The city council is set to approve a major cooperative agreement with Eastern Minerals, ending years of battling over zoning and turf rights and ending with major public improvements along the waterfront extending about 1000 feet from the Meridian Street Bridge eastward.
A resolution known as the Marginal Street Corridor Improvement Project itemizing the complex requirements to be met by Eastern Minerals is set to be approved at the next meeting of the city council on March 1.
The agreement is multi-faceted, however provides for the removal of a series of aging oil tanks used to store asphalt and the environmental remediation of contamination on the site which abuts the Eastern Minerals property on Marginal Street.
This will allow Eastern Minerals to expand its storage of salt on a seasonal basis on an additional 56,000 square feet of waterfront property it owns.
An additional 31,000 square feet of contaminated land abutting the expanded storage space will also be remediated of contamination. This area will become a year round waterfront public park with trees and ground cover plantings. Lighting, an irrigation system, a waterfront railing, park benches and a large number of infrastructure improvements to include public parking and designated recreational areas will be added.
In essence, Eastern Minerals is donating a waterfront park to the city at a cost of $125,000.
The company will donate an additional $25,000 to be used as matching funding for public events to be held at the public park. These funds can be used as well for matching grants and neighborhood improvements. In addition, this fund will be augmented by payments made into it by Eastern Minerals on a tiered basis relating to its use of the additional 56,000 square feet of storage area it will be creating.

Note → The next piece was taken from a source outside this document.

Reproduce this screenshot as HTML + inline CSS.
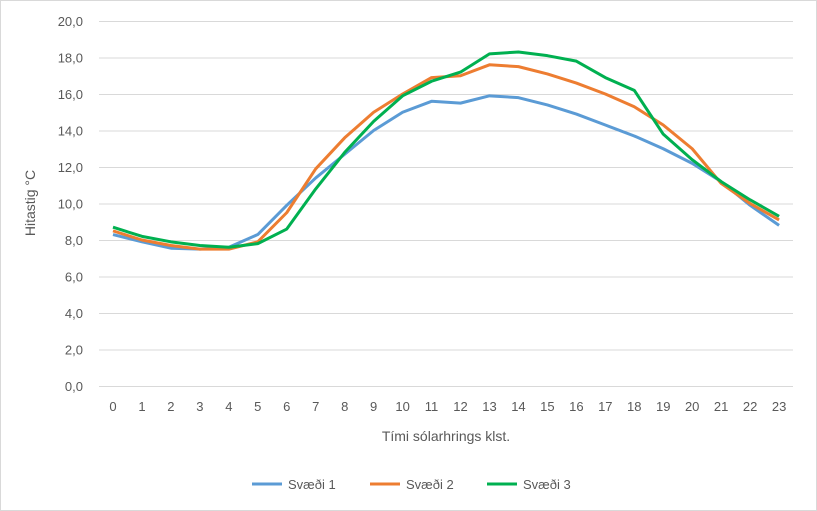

Also, the project provides for Eastern Minerals to ante up $500,000 in order fund the complete renovation of Highland Park. The city will contribute $500,000 more and Highland Park will be re-made with an all weather surface soccer field.
The agreement is far reaching and provides for an end to all litigation against Eastern Minerals by the city so long as it conforms to the exact requirements set forth in the agreement.
Marginal Street stands to be a big winner aesthetically.
When the project is completed, more than 1000 feet of Marginal Street – from the Meridien Street Bridge to the eastern edge of the public park – described in the agreement as the Marginal Street Prominade – will be more conducive to pedestrian use than in the past 80 years.
With plantings and gates, period street lighting and decorative grasses – all of which Eastern Minerals is responsible for up keeping – this portion of Marginal Street will be transformed.